The move came in response to a mass shooting in Gilroy during its annual garlic festival last month, where a gunman killed three people and injured at least a dozen others with an assault rifle banned in California but legally sold in Nevada.
In a written statement to KQED Thursday, Frierson indicated that he will not attend a summit with California legislators, while supporting the idea of working with other states on gun violence legislation.
"While I will leave it to California leaders to participate in their summit," he said, "I do welcome collaboration on gun safety issues with colleagues from other states."
Frierson did not respond to further requests asking to clarify whether he was outright rejecting the offer.
His full statement to KQED reads:
I am proud of the work we did in 2019 session to address gun safety, including finally getting background checks on all gun sales, extreme risk protection orders, and more regulations around safely storing fire arms. I remain engaged with Nevadans on issued related to gun safety and recognize I am ultimately accountable to Nevada voters. Sadly gun violence is an epidemic across the country and I believe the best way to ensure we are fully addressing this as a country is by addressing it holistically at the local, state and federal level. While I will leave it to California leaders to participate in their summit, I do welcome collaboration on gun safety issues with colleagues from other states. When we reconvene as a legislature in 2021, I am confident we will be equipped to do advance legislation that reflects the support of Nevadans.

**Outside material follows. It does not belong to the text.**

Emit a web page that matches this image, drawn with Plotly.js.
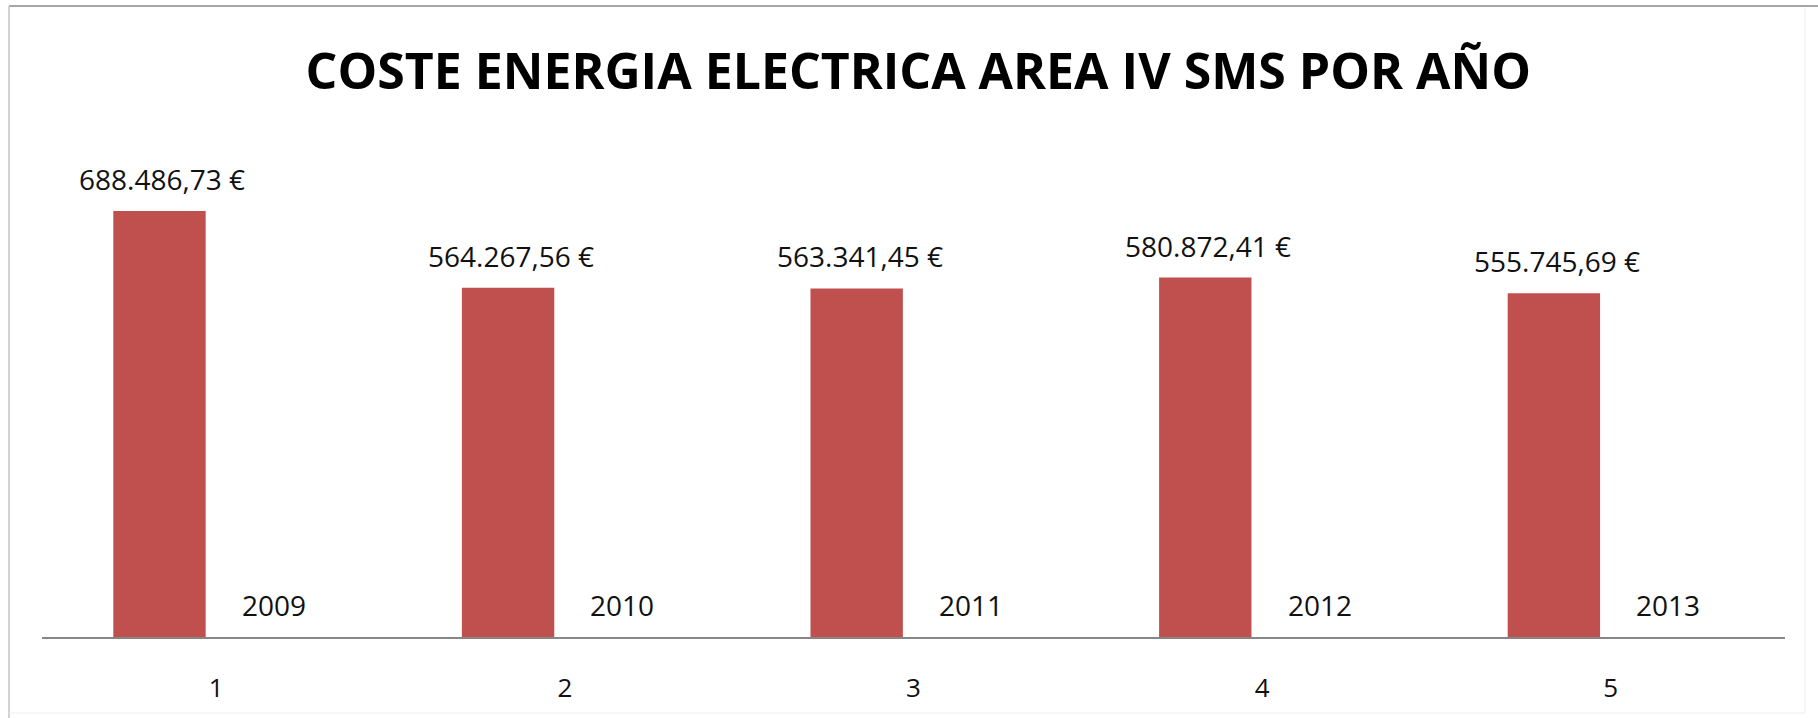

California remains one of the toughest states in the nation to procure a firearm, but the letter notes that the July 28 mass shooting in Gilroy, whose victims included a 6-year-old boy and a 13-year-old girl, shed light on potential weaknesses, such as guns flowing in from neighboring states.
"While California has enacted numerous gun safety measures," it reads, "this tragedy underscores the need for California to work closely with neighboring states to close loopholes and advance common sense gun safety measures."